The shell is designed to be a command interpreter. Shell scrips language, if we can call it so, Initially was used to automate simple administrative tasks and flows.

Shell scripting was not designed to give all structural languages facilities, as Python or Perl, for instance. Nevertheless shell scripting, was and it is intensive used by most of unix and DBA’s administrators, scripts reaching several hundred lines of code, in many cases spread over several functions and files.

Among others, one of big shell scripting limitation is the return values from functions.
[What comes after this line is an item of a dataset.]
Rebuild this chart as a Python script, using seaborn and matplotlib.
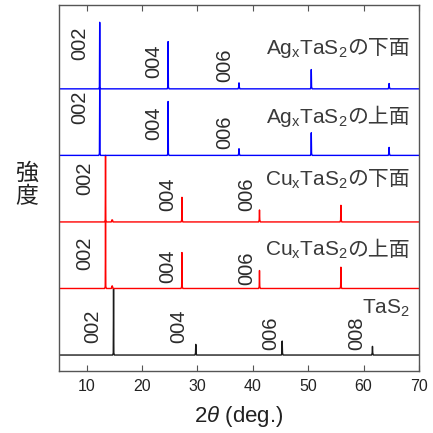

With no return keyword, the function returned value is the last executed return code of the last command executed in the function. This situation cannot be accepted for a production script, as this is totally arbitrary as returned value.

#!/bin/bash
function my_function() {
    mkdir /cannot/create/this/directory
}

# Execute the my_function
my_function
ret=$?
echo "The returned value: $ret"

Output (The returned value is the error code value of the failing mkdir command):

mkdir: cannot create directory ‘/cannot/create/this/directory’: No such file or directory
The returned value: 1

Otherwise the return value it the numerical value of the return keyword, if it is used. This situation is better than the previous one, but pretty limitative to only numerical values (in fact this is the most used use-case for shell function returns) :

#!/bin/bash
function my_function() {
    return 99
}

# Execute the my_function
my_function
ret=$?
echo "The returned value: $ret"

Output:

The returned value: 99

If there is a need to return one or more arbitrary values, like strings or paths, other method should be used:

#!/bin/bash
function my_function() {
    local _ret_val1=$1
    local _ret_val2=$2
    
    # ... your code here
    first_value_to_return="Hello world"
    second_value_to_return="/path/to/nowhere"

    # return values
    eval $_ret_val1="'$first_value_to_return'"
    eval $_ret_val2="'$second_value_to_return'"

    return 0
}

# Execute the my_function with parameter1 and parameter2
my_function parameter1 parameter2

function_return_code=$?

echo "First value is: $parameter1"
echo "Second value is: $parameter2"
echo "Function return code is: $function_return_code"

Output:

First value is: Hello world
Second value is: /path/to/nowhere
Function return code is: 0

The advantage of this method is that the numerical returned code can be still be used, by using the return keyword.

Conclusion

Despite limitation shell scripting is one of the most used “languages” for system admins, DBA’s. Even if there are big limitation, work arounds, like the one presented, exist for any situation.